OPEC is monitoring unrest in Iran as well as Venezuela’s economic crisis, but the group will only boost output if there are significant and sustained production disruptions from those countries, a senior OPEC source from a major Middle Eastern oil producer said.
Venezuela’s economic troubles have hit the country’s oil output, which is at near 30-year lows, but Iran’s output has not been affected by a wave of anti-government protests.
Traders said political tensions in Iran, the third-largest producer in the Organization of the Petroleum Exporting Countries (OPEC), had pushed prices higher.
Brent crude, the international benchmark, was trading at around $67.52 a barrel, on Monday. Brent hit $68.27 high last week, the highest since May 2015, on Iran tensions.
Saudi Arabia, OPEC’s de-facto leader, wants to see oil prices above $60 a barrel, to boost the valuation of its national oil company Aramco ahead of an initial public offering (IPO) later this year and to reduce the gap in its state budget, Saudi sources have said.
“Even if there was a supply disruption (from Iran or Venezuela)… OPEC will not raise output,” the senior OPEC source said.
“OPEC’s policy is to bring inventories down to their normal levels and will stay the course, unless the disruption in supply of something like 1,000,000 barrels per day persists for more than a month, and causes shortages of crude supply to consumers.”
Venezuela’s dilapidated energy sector is struggling as U.S. sanctions and a lack of capital hobble operations, and its economic crisis threatens to do further harm to the OPEC country.
The senior OPEC source also said the oil market was on its way to being re-balanced, but so far global oil inventories remained above their five-year average and much more time was needed to drain the oil glut.
“Any change in production limits must be driven by a change in market fundamentals and not just speculations for a short period of time, for OPEC to change the output ceiling,” he said.
The protests in Iran that began in late December have posed no immediate threat to oil production but there is concern that U.S. President Donald Trump may reimpose sanctions on Iranian oil, which could disrupt oil exports.
Trump must decide by mid-January whether to continue waiving U.S. sanctions on Iran’s oil exports under the terms of an international nuclear deal.
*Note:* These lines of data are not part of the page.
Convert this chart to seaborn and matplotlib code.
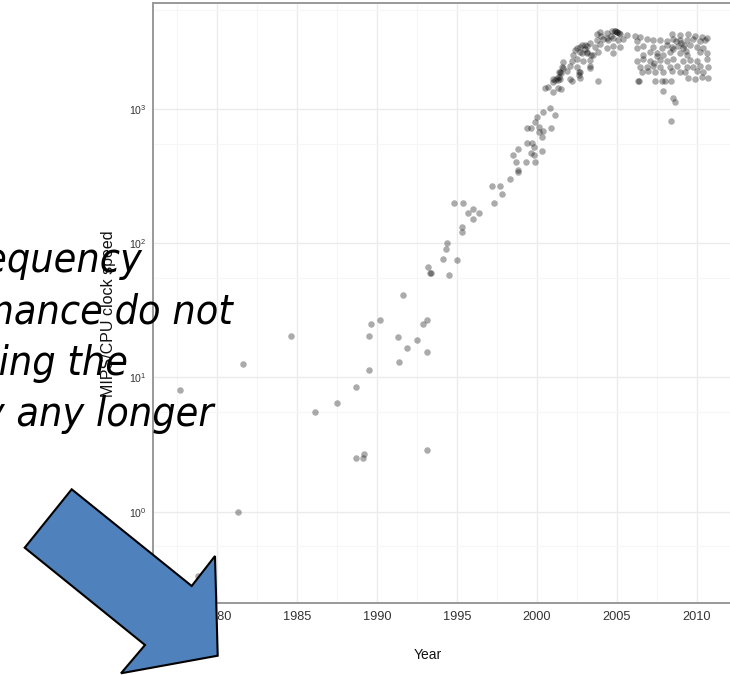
import matplotlib
matplotlib.use("Agg")
import matplotlib.pyplot as plt
from matplotlib import font_manager as fm
from matplotlib.patches import Polygon
from matplotlib.ticker import FixedLocator, NullFormatter
import seaborn as sns
import pandas as pd

# ---------------- data ----------------
years_early = [1977.7, 1978.8, 1981.3, 1981.6, 1984.6, 1986.1, 1987.5, 1988.7, 1988.7, 1989.1,
               1989.2, 1989.5, 1989.5, 1989.6, 1990.2, 1991.3, 1991.4, 1991.6, 1991.9, 1992.5,
               1992.9, 1993.1, 1993.1, 1993.1, 1993.2, 1993.3, 1993.4, 1994.1, 1994.3, 1994.4,
               1994.5, 1994.8, 1995.0, 1995.3, 1995.3, 1995.4, 1995.7, 1996.0, 1996.0, 1996.4,
               1997.2, 1997.3, 1997.7, 1997.8, 1998.3, 1998.5, 1998.7, 1998.8, 1998.8, 1998.8,
               1999.3, 1999.4, 1999.4, 1999.6, 1999.6, 1999.7, 1999.8, 1999.8, 1999.9, 1999.9,
               2000.0, 2000.1, 2000.1, 2000.3, 2000.3, 2000.4, 2000.4, 2000.8, 2000.9, 2001.1]
mips_early = [8.0, 0.33, 1.0, 12.5, 20.2, 5.5, 6.5, 8.5, 2.5, 2.5,
              2.7, 11.4, 20.2, 25.1, 27.0, 20.0, 13.1, 41.0, 16.6, 19.1,
              25.0, 27.0, 15.4, 2.9, 66.5, 60.0, 60.0, 77.0, 90.0, 100.0,
              58.0, 201, 75.6, 132, 121, 201, 167, 181, 151, 167,
              268, 201, 268, 235, 304, 454, 404, 351, 340, 505,
              404, 555, 718, 718, 467, 555, 454, 523, 404, 804,
              877, 738, 678, 621, 487, 955, 685, 1012, 718, 911]

years_knee = [2000.5, 2000.7, 2001.0, 2001.3, 2001.5, 2001.0, 2001.1, 2001.3, 2001.4, 2001.4,
              2001.6, 2001.6, 2001.5, 2002.2, 2003.8, 2006.3, 2006.4, 2007.4, 2007.8, 2008.0,
              2008.4, 2007.85, 2008.5, 2008.6, 2008.4, 2002.4, 2002.7, 2003.0, 2003.1, 2003.4,
              2002.6, 2002.6, 2003.3]
mips_knee = [1427, 1470, 1345, 1427, 1410, 1600, 1645, 1645, 1742, 1897,
             2014, 2254, 1845, 1618, 1618, 1618, 1618, 1618, 1618, 1618,
             1618, 1362, 1215, 1122, 814, 2755, 2917, 3006, 2679, 2530,
             1897, 1788, 2014]

years_top = [2003.73, 2003.94, 2004.36, 2004.67, 2004.88, 2004.98, 2005.19, 2005.61, 2006.13, 2006.44,
             2008.42, 2008.94, 2009.46, 2009.88, 2010.29, 2010.61,
             2003.73, 2004.15, 2004.46, 2004.77, 2005.09, 2005.40, 2006.23, 2006.86, 2007.27, 2007.69,
             2008.11, 2008.52, 2008.94, 2009.36, 2009.77, 2010.19, 2010.50,
             2002.48, 2002.79, 2003.10, 2003.63, 2003.94, 2004.36, 2004.77, 2005.19, 2006.23, 2006.65,
             2007.27, 2007.79, 2008.11, 2008.42, 2008.84, 2009.15, 2009.56, 2009.98, 2010.40,
             2004.9, 2005.0, 2005.1, 2004.6, 2004.4, 2008.7, 2009.0, 2009.2, 2003.3, 2004.0]
mips_top = [3600, 3750, 3700, 3850, 3800, 3780, 3650, 3550, 3500, 3450,
            3600, 3550, 3650, 3500, 3450, 3400,
            3300, 3350, 3250, 3400, 3300, 3350, 3200, 3350, 3250, 3300,
            3200, 3350, 3300, 3250, 3350, 3200, 3300,
            2850, 3000, 2950, 2900, 3050, 2850, 2950, 2900, 2850, 2950,
            2900, 2850, 3000, 2900, 2950, 2850, 3000, 2900, 2850,
            3800, 3780, 3700, 3500, 3400, 3200, 3100, 3000, 3100, 3500]

years_mid = [2002.27, 2002.69, 2003.10, 2003.52, 2003.84, 2004.77, 2006.65, 2007.07, 2007.48, 2007.90,
             2008.31, 2008.94, 2009.36, 2010.19, 2010.61,
             2002.17, 2002.48, 2002.90, 2003.31, 2006.23, 2006.65, 2007.07, 2007.69, 2008.11, 2008.52,
             2009.15, 2009.56, 2009.98, 2010.61,
             2001.54, 2002.06, 2002.48, 2003.31, 2006.44, 2006.86, 2007.27, 2007.69, 2008.31, 2008.73,
             2009.36, 2009.77, 2010.19, 2010.71,
             2001.44, 2001.86, 2002.69, 2006.54, 2006.96, 2007.38, 2007.90, 2008.42, 2008.94, 2009.25,
             2009.98, 2010.40,
             2001.02, 2001.23, 2001.44, 2002.06, 2002.69, 2009.46, 2009.88, 2010.29, 2010.71,
             2008.5, 2007.5, 2007.3, 2009.3, 2003.0, 2002.8]
mips_mid = [2550, 2650, 2600, 2550, 2650, 2600, 2550, 2650, 2600, 2550,
            2650, 2600, 2550, 2650, 2600,
            2300, 2350, 2280, 2330, 2300, 2350, 2280, 2330, 2300, 2350,
            2280, 2330, 2300, 2350,
            2050, 2100, 2050, 2080, 2070, 2050, 2100, 2070, 2050, 2100,
            2070, 2050, 2100, 2070,
            1880, 1920, 1900, 1880, 1920, 1900, 1880, 1920, 1900, 1880,
            1920, 1900,
            1690, 1700, 1680, 1690, 1700, 1700, 1690, 1750, 1720,
            2800, 2500, 2200, 2700, 2800, 2600]

x_ticks = [1980, 1985, 1990, 1995, 2000, 2005, 2010]
x_minor = [1977.5, 1982.5, 1987.5, 1992.5, 1997.5, 2002.5, 2007.5, 2012.5]
y_ticks = [1, 10, 100, 1000]
y_tick_labels = [r"$\mathregular{10^{0}}$", r"$\mathregular{10^{1}}$",
                 r"$\mathregular{10^{2}}$", r"$\mathregular{10^{3}}$"]
y_minor = [0.55, 5.5, 55, 550, 5500]

overlay_lines = ["frequency", "performance do not", "increasing the", "way any longer"]

# ---------------- figure ----------------
sns.set_style("white")
plt.rcParams["font.family"] = ["Liberation Sans", "DejaVu Sans"]

W, H = 730, 675
fig = plt.figure(figsize=(W / 100, H / 100), dpi=100)
fig.patch.set_facecolor("white")

ax = fig.add_axes([153 / W, (H - 603) / H, (736 - 153) / W, 600 / H])

df = pd.DataFrame({
    "Year": years_early + years_knee + years_top + years_mid,
    "MIPS": mips_early + mips_knee + mips_top + mips_mid,
})
sns.scatterplot(data=df, x="Year", y="MIPS", ax=ax, color="black", alpha=0.33,
                s=22, linewidth=0, legend=False, zorder=3)

ax.set_yscale("log")
ax.set_xlim(1976.0, 1976.0 + 583 / 16)
ax.set_ylim(10 ** -0.681, 10 ** 3.791)

ax.xaxis.set_major_locator(FixedLocator(x_ticks))
ax.set_xticklabels([str(t) for t in x_ticks])
ax.xaxis.set_minor_locator(FixedLocator(x_minor))
ax.xaxis.set_minor_formatter(NullFormatter())
ax.yaxis.set_major_locator(FixedLocator(y_ticks))
ax.set_yticklabels(y_tick_labels)
ax.yaxis.set_minor_locator(FixedLocator(y_minor))
ax.yaxis.set_minor_formatter(NullFormatter())

ax.grid(which="major", color="#EBEBEB", linewidth=1.0, zorder=0)
ax.grid(which="minor", color="#F6F6F6", linewidth=0.8, zorder=0)
ax.set_axisbelow(True)

for sp in ax.spines.values():
    sp.set_color("#999999")
    sp.set_linewidth(1.4)

ax.tick_params(axis="both", which="major", direction="out", length=3.6, width=0.9,
               color="#555555", labelcolor="#333333")
ax.tick_params(axis="x", which="major", labelsize=9.2, pad=2.5)
ax.tick_params(axis="y", which="major", labelsize=7.6, pad=0.8)
ax.tick_params(which="minor", length=0)

ax.set_xlabel("Year", fontsize=10, color="#111111", va="center")
ax.xaxis.set_label_coords((427.5 - 153) / 583, (603 - 655) / 600)
ax.set_ylabel("MIPS/CPU clock speed", fontsize=11.5, color="#111111", va="center")
ax.yaxis.set_label_coords((109 - 153) / 583, (603 - 314) / 600)

# ---------------- overlay text (slide) ----------------
cond_file = None
for f in fm.fontManager.ttflist:
    if "DejaVuSansCondensed-Oblique" in f.fname:
        cond_file = f.fname
        break
if cond_file:
    fp = fm.FontProperties(fname=cond_file, size=29.5)
else:
    fp = fm.FontProperties(family="DejaVu Sans", style="italic", size=26)

right_edges = [142, 233, 128, 213]
baselines = [272, 324, 375, 426]
for txt, xr, yb in zip(overlay_lines, right_edges, baselines):
    fig.text(xr / W, 1 - yb / H, txt, ha="right", va="baseline",
             fontproperties=fp, color="black", zorder=5)

# ---------------- block arrow ----------------
arrow_px = [(71.7, 489.3), (191.7, 586.0), (215.0, 556.0), (217.7, 655.7),
            (121.0, 673.3), (145.0, 645.0), (24.7, 547.7)]
arrow = Polygon([(x / W, 1 - y / H) for x, y in arrow_px], closed=True,
                transform=fig.transFigure, facecolor="#4F81BD", edgecolor="black",
                linewidth=1.5, zorder=10)
fig.add_artist(arrow)

fig.savefig("out.png", dpi=100)
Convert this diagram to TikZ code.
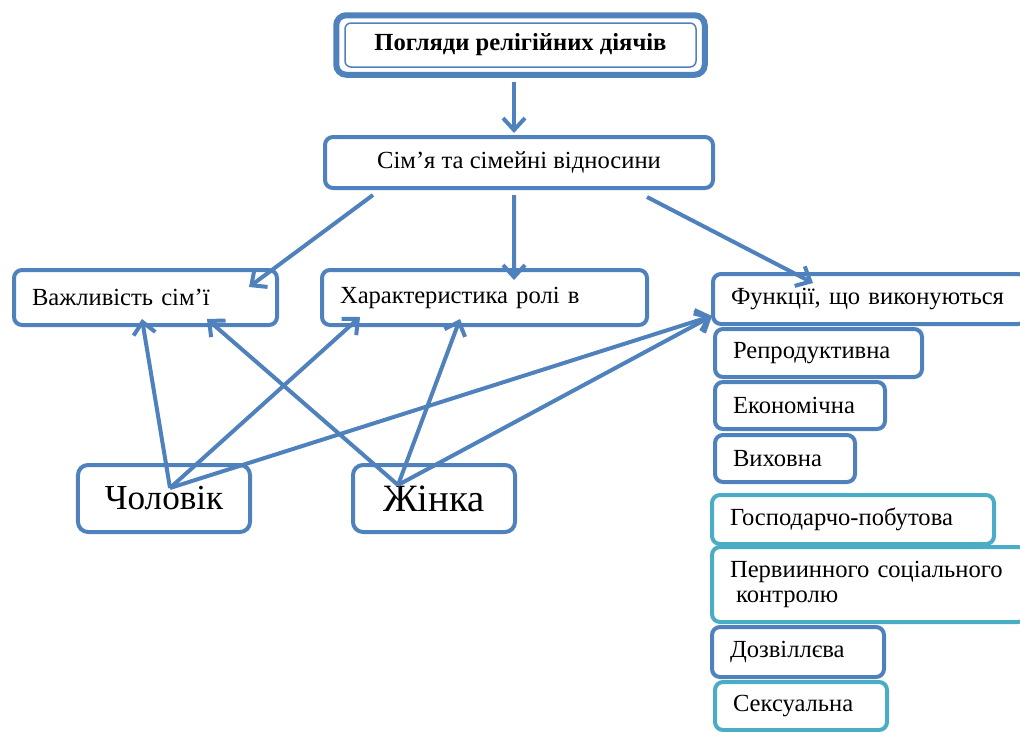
\documentclass[tikz,border=0pt]{standalone}
\usepackage{fontspec}
\setmainfont{Liberation Serif}
\usetikzlibrary{arrows.meta,calc}
\definecolor{boxblue}{RGB}{79,129,189}
\definecolor{boxteal}{RGB}{75,172,198}

\begin{document}
\begin{tikzpicture}[x=0.2mm, y=-0.2mm, >={Straight Barb[length=2.4mm,width=4.4mm]},
  font=\fontsize{14}{14.5}\selectfont,
  headbox/.style={draw=boxblue, line width=0.8mm, rounded corners=1.6mm, fill=white, align=center},
  itembox/.style={headbox, anchor=north west, align=left, inner xsep=3.6mm, inner ysep=0pt},
  tealbox/.style={itembox, draw=boxteal},
  personbox/.style={headbox, rounded corners=2mm, minimum height=13.4mm},
  link/.style={->, draw=boxblue, line width=0.8mm}]

\useasboundingbox (0,0) rectangle (1020,731);

% Title
\node[draw=boxblue, line width=0.3mm, rounded corners=1.2mm, minimum width=70.2mm, minimum height=8.8mm,
  font=\fontsize{14}{16}\selectfont\bfseries] (title) at (520.5,45) {Погляди релігійних діячів};
\draw[boxblue, line width=1.2mm, rounded corners=2mm]
  ($(title.north west)+(-8,-7)$) rectangle ($(title.south east)+(8,7)$);

% Second level
\node[headbox, minimum width=77.6mm, minimum height=10.2mm] (family) at (519,162.5) {Сім’я та сімейні відносини};

% Third level
\node[itembox, text width=45.4mm, minimum height=11mm] (vazh) at (12,268) {Важливість сім’ї};
\node[itembox, text width=57.8mm, minimum height=11mm] (khar) at (320,268) {Характеристика ролі в};
\node[itembox, text width=55.4mm, minimum height=10mm] (func) at (711,272) {Функції, що виконуються};

% Functions list
\node[itembox, text width=34.2mm, minimum height=9.6mm] (repr) at (713,327) {Репродуктивна};
\node[itembox, text width=26.8mm, minimum height=9.4mm] (ekon) at (713,380) {Економічна};
\node[itembox, text width=20.8mm, minimum height=9.4mm] (vykh) at (713,433) {Виховна};
\node[tealbox, text width=49.2mm, minimum height=9.8mm] (hosp) at (710,493) {Господарчо-побутова};
\node[tealbox, text width=55.6mm, minimum height=15mm] (perv) at (710,545) {Первиинного соціального\\\hspace{0.25em}контролю};
\node[itembox, text width=27.2mm, minimum height=10mm] (dozv) at (710,625) {Дозвіллєва};
\node[tealbox, text width=27.2mm, minimum height=9.6mm] (seks) at (713,680) {Сексуальна};

% Persons
\node[personbox, minimum width=34.4mm, font=\fontsize{20}{22}\selectfont] (chol) at (164,498.5) {Чоловік};
\node[personbox, minimum width=32.4mm, font=\fontsize{22}{24}\selectfont] (zhin) at (434,498.5) {Жінка};

% Arrows from the top
\draw[link] ($(title.south)+(-6.5,14)$) -- ($(family.north)+(-5,-2)$);
\draw[link] ($(family.south west)+(50,5)$) -- ($(vazh.north east)+(-30,19)$);
\draw[link] ($(family.south)+(-5,5)$) -- ($(khar.north east)+(-135,12)$);
\draw[link] ($(family.south east)+(-68,7)$) -- ($(func.north west)+(102,11)$);

% Arrows from the persons
\coordinate (cholroot) at ($(chol.north)+(6,25)$);
\coordinate (zhinroot) at ($(zhin.north)+(-36,22)$);
\draw[link] (cholroot) -- ($(vazh.south west)+(130,-8)$);
\draw[link] (cholroot) -- ($(khar.south west)+(40,-10)$);
\draw[link] (cholroot) -- ($(func.south west)+(1,-10)$);
\draw[link] (zhinroot) -- ($(vazh.south west)+(195,-8)$);
\draw[link] (zhinroot) -- ($(khar.south west)+(140,-8)$);
\draw[link] (zhinroot) -- ($(func.south west)+(1,-10)$);

\end{tikzpicture}
\end{document}
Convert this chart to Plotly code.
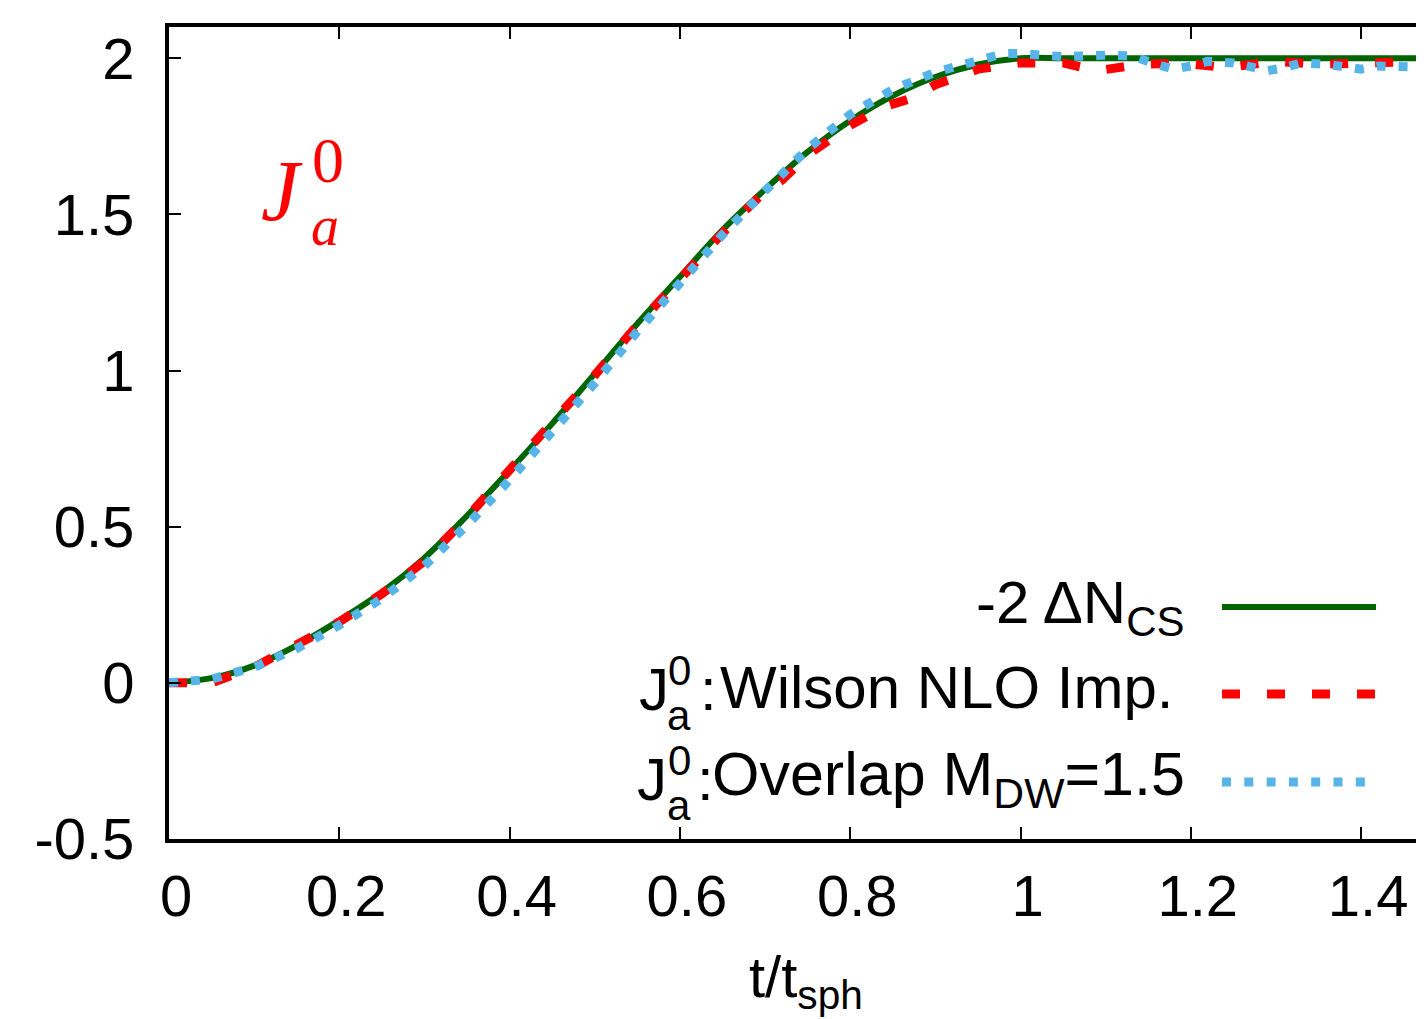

The senior OPEC source said that while more U.S. sanctions on Iranian oil were possible, they would take time to affect oil supplies and so their impact was difficult to gauge.
OPEC, supported by Russia and other non-members, began to reduce output a year ago to remove an oil glut built up in the previous two years. Compliance has been high, as producers have decided to extend the supply pact until the end of 2018.
OPEC’s cuts are helping to reduce global inventories, even as production continues to rise in the United States. U.S. production rose to 9.78 million barrels in the last week.